La crise de mai, qui a retardé la mise au point de notre seconde livraison pour 1968, nous conduit à présenter à nos lecteurs un numéro double. Celui-ci s’ouvre sur un beau texte, inédit en Occident, d’un saint orthodoxe du 20e siècle — il est mort en 1920 —, Nectaire d’Egine. En ce temps où le « freudo-marxisme » vulgarise la notion d’éros, il est bon de lire ces pages où vibre une expérience personnelle : celle justement du véritable éros trouvant sa plénitude dans la grâce, au-delà de toute «unidimensionnalité» (c’est l’histoire, livrée à sa seule immanence, qui est toujours «unidimensionnelle»).
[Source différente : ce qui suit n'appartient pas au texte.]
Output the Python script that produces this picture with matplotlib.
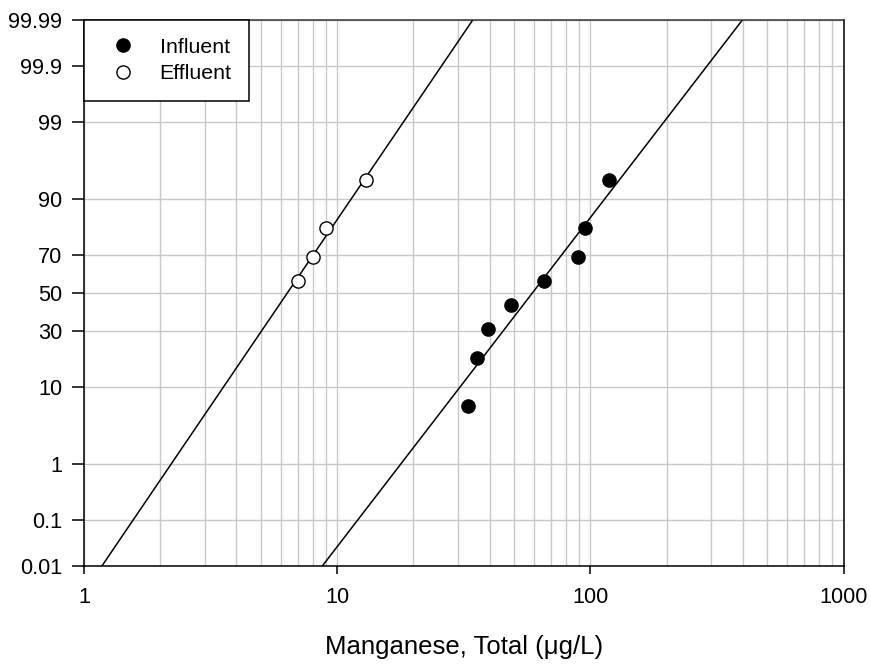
import numpy as np
import matplotlib
matplotlib.use("Agg")
import matplotlib.pyplot as plt
from matplotlib.ticker import FixedLocator, NullLocator, LogLocator, NullFormatter
from statistics import NormalDist

plt.rcParams['font.family'] = ['Liberation Sans', 'DejaVu Sans']

# ---- data ----
influent_mn = [33, 35.6, 39.5, 48.5, 65.5, 89, 95, 118]           # ug/L
influent_pct = [6.25, 18.75, 31.25, 43.75, 56.25, 68.75, 81.25, 93.75]
effluent_mn = [7, 8, 9, 13]                                       # ug/L (detected values)
effluent_pct = [56.25, 68.75, 81.25, 93.75]

y_ticks = [0.01, 0.1, 1, 10, 30, 50, 70, 90, 99, 99.9, 99.99]
y_ticklabels = ['0.01', '0.1', '1', '10', '30', '50', '70', '90', '99', '99.9', '99.99']
x_ticks = [1, 10, 100, 1000]
x_ticklabels = ['1', '10', '100', '1000']

# ---- normal probability scale ----
_nd = NormalDist()
_ppf = np.vectorize(lambda q: _nd.inv_cdf(q) if np.isfinite(q) else np.nan, otypes=[float])
_cdf = np.vectorize(lambda z: _nd.cdf(z) if np.isfinite(z) else np.nan, otypes=[float])


def prob_forward(p):
    p = np.asarray(p, dtype=float) / 100.0
    p = np.where(np.isfinite(p), np.clip(p, 1e-9, 1 - 1e-9), np.nan)
    return _ppf(p)


def prob_inverse(z):
    z = np.asarray(z, dtype=float)
    return _cdf(z) * 100.0


fig = plt.figure(figsize=(8.71, 6.64), dpi=100)
ax = fig.add_axes([84 / 871, (664 - 566) / 664, (843.5 - 84) / 871, (566 - 20) / 664])

ax.set_xscale('log')
ax.set_yscale('function', functions=(prob_forward, prob_inverse))
ax.set_xlim(1, 1000)
ax.set_ylim(0.01, 99.99)


def fit_line(xs, ps):
    lx = np.log10(np.asarray(xs, float))
    z = prob_forward(ps)
    a, b = np.polyfit(lx, z, 1)          # z = a*log10(x) + b
    zend = prob_forward([0.01, 99.99])
    xend = 10 ** ((zend - b) / a)
    return xend, [0.01, 99.99]


xi, pi = fit_line(influent_mn, influent_pct)
xe, pe = fit_line(effluent_mn, effluent_pct)
ax.plot(xi, pi, color='black', lw=1.1, zorder=2)
ax.plot(xe, pe, color='black', lw=1.1, zorder=2)

ax.plot(influent_mn, influent_pct, 'o', ms=9.5, color='black', mec='black',
        label='Influent', zorder=3)
ax.plot(effluent_mn, effluent_pct, 'o', ms=9.5, mfc='white', mec='black', mew=1.0,
        label='Effluent', zorder=3)

# ticks
ax.yaxis.set_major_locator(FixedLocator(y_ticks))
ax.set_yticklabels(y_ticklabels)
ax.yaxis.set_minor_locator(NullLocator())
ax.xaxis.set_major_locator(FixedLocator(x_ticks))
ax.set_xticklabels(x_ticklabels)
ax.xaxis.set_minor_locator(LogLocator(base=10, subs=np.arange(2, 10)))
ax.xaxis.set_minor_formatter(NullFormatter())

ax.tick_params(axis='y', which='major', direction='out', length=8.6, width=1.1,
               labelsize=15.6, pad=7, left=True, right=False)
ax.tick_params(axis='x', which='major', direction='out', length=5.8, width=1.1,
               labelsize=15.6, pad=9, bottom=True, top=False)
ax.tick_params(axis='x', which='minor', length=0)

ax.set_axisbelow(True)
ax.grid(True, which='major', axis='both', color='#c8c8c8', lw=1.0)
ax.grid(True, which='minor', axis='x', color='#c8c8c8', lw=1.0)

for s in ax.spines.values():
    s.set_color('black')
    s.set_linewidth(1.1)
ax.spines['top'].set_color('#333333')

ax.set_xlabel('Manganese, Total (\u03bcg/L)', fontsize=18.5, labelpad=20)

leg = ax.legend(loc='upper left', bbox_to_anchor=(0, 1), borderaxespad=0,
                fontsize=15.4, frameon=True, fancybox=False, framealpha=1,
                edgecolor='black', borderpad=0.83, labelspacing=0.35,
                handlelength=1.98, handletextpad=0.72, numpoints=1)
leg.get_frame().set_linewidth(1.1)

fig.savefig('out.png', dpi=100)
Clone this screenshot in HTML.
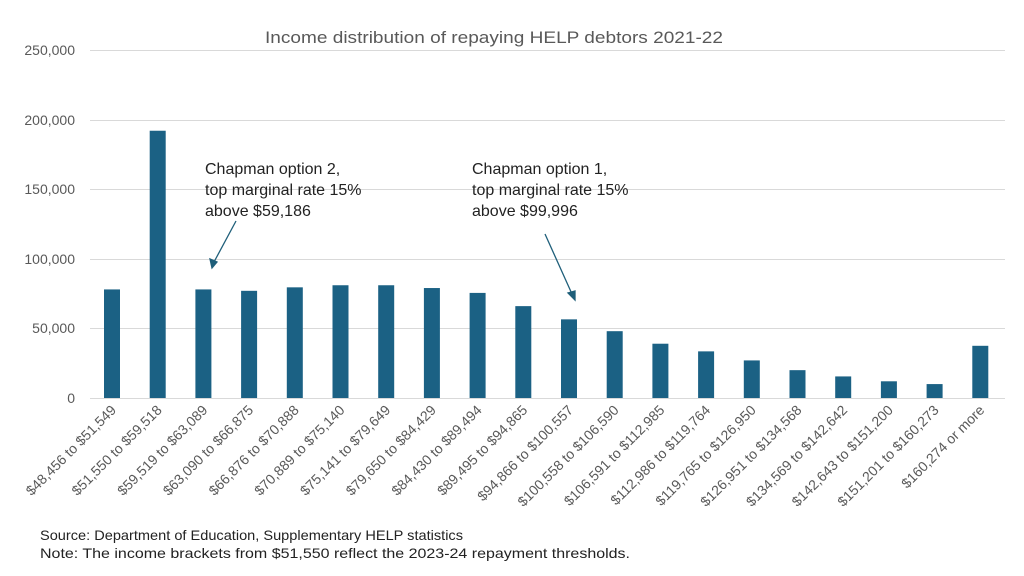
<!DOCTYPE html>
<html><head><meta charset="utf-8"><style>
body{margin:0;background:#fff;}
svg{display:block;font-family:"Liberation Sans",sans-serif;}
</style></head><body>
<svg width="1024" height="576" viewBox="0 0 1024 576">
<text x="494" y="43" text-anchor="middle" font-size="17" fill="#595959" textLength="458" lengthAdjust="spacingAndGlyphs">Income distribution of repaying HELP debtors 2021-22</text>
<g stroke="#d9d9d9" stroke-width="1">
<line x1="90" x2="1005" y1="50.5" y2="50.5"/><line x1="90" x2="1005" y1="120.5" y2="120.5"/><line x1="90" x2="1005" y1="189.5" y2="189.5"/><line x1="90" x2="1005" y1="259.5" y2="259.5"/><line x1="90" x2="1005" y1="328.5" y2="328.5"/><line x1="90" x2="1005" y1="398.5" y2="398.5"/>
</g>
<g font-size="14" fill="#595959" text-anchor="end">
<text x="75" y="55">250,000</text><text x="75" y="125">200,000</text><text x="75" y="194">150,000</text><text x="75" y="264">100,000</text><text x="75" y="333">50,000</text><text x="75" y="403">0</text>
</g>
<g id="bars" fill="#1b6184"></g>
<g id="labels" font-size="14" fill="#595959" text-anchor="end"></g>
<g font-size="16" fill="#222">
<text x="205" y="174">Chapman option 2,</text><text x="205" y="195">top marginal rate 15%</text><text x="205" y="216">above $59,186</text>
<text x="472" y="174">Chapman option 1,</text><text x="472" y="195">top marginal rate 15%</text><text x="472" y="216">above $99,996</text>
</g>
<g stroke="#1f5f7a" stroke-width="1.3" fill="#1f5f7a">
<line x1="236" y1="221" x2="214" y2="262"/><polygon points="212,268 210,259 217,262"/>
<line x1="545" y1="234" x2="572" y2="294"/><polygon points="575,300 568,293 575,291"/>
</g>
<g font-size="14" fill="#222">
<text x="40" y="540" textLength="423" lengthAdjust="spacingAndGlyphs">Source: Department of Education, Supplementary HELP statistics</text>
<text x="40" y="558" textLength="590" lengthAdjust="spacingAndGlyphs">Note: The income brackets from $51,550 reflect the 2023-24 repayment thresholds.</text>
</g>
</svg>
<script>
var v=[78000,192000,78000,77000,79500,81000,81000,79000,75500,66000,56500,48000,39000,33500,27000,20000,15500,12000,10000,37500];
var l=["$48,456 to $51,549","$51,550 to $59,518","$59,519 to $63,089","$63,090 to $66,875","$66,876 to $70,888","$70,889 to $75,140","$75,141 to $79,649","$79,650 to $84,429","$84,430 to $89,494","$89,495 to $94,865","$94,866 to $100,557","$100,558 to $106,590","$106,591 to $112,985","$112,986 to $119,764","$119,765 to $126,950","$126,951 to $134,568","$134,569 to $142,642","$142,643 to $151,200","$151,201 to $160,273","$160,274 or more"];
var ns="http://www.w3.org/2000/svg",b=document.getElementById("bars"),t=document.getElementById("labels");
for(var i=0;i<20;i++){var cx=112+i*45.7,h=v[i]/250000*348;
var r=document.createElementNS(ns,"rect");r.setAttribute("x",cx-8);r.setAttribute("y",398-h);r.setAttribute("width",16);r.setAttribute("height",h);b.appendChild(r);
var x=document.createElementNS(ns,"text");x.setAttribute("transform","translate("+(cx+5)+",411) rotate(-45)");x.textContent=l[i];t.appendChild(x);}
</script>
</body></html>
Plus loin, le numéro s’ordonne autour de deux grands thèmes. Il s’agit d’abord d’ébaucher une position orthodoxe dans les débats qui font rage actuellement sur la notion même de Dieu, débats au centre desquels se trouve la proclamation nietzschéenne de la «mort de Dieu». Un jeune théologien grec, Christos Yannaras, un des espoirs de la pensée orthodoxe contemporaine, résume ses recherches récentes qui l’ont amené à confronter le nihilisme ouvert de Heidegger et la théologie négative de l’Aréopagite. Son Commentaire sur la « mort de Dieu » montre que l’approche apophatique qui caractérise la tradition orthodoxe peut favoriser, dans la conjoncture spirituelle où nous sommes, un véritable retournement du nihilisme. Le théologien anglican D. A. Allchin, qui fut un ami et un disciple de Vladimir Lossky (dont il a traduit en anglais la Théologie mystique) présente la Contribution de l’Orthodoxie au débat sur Dieu, débat inauguré en Angleterre par le célèbre Honest to God de l’évêque Robinson. L’Orthodoxie, parce qu’elle ne sépare pas la théologie de l’expérience personnelle, ni celle-ci de la communion ecclésiale et de l’action liturgique pourrait suggérer un dépassement. « Une parole peut toujours en contester une autre, aimait à dire saint Grégoire Palamas, mais quelle parole peut contester la vie ? »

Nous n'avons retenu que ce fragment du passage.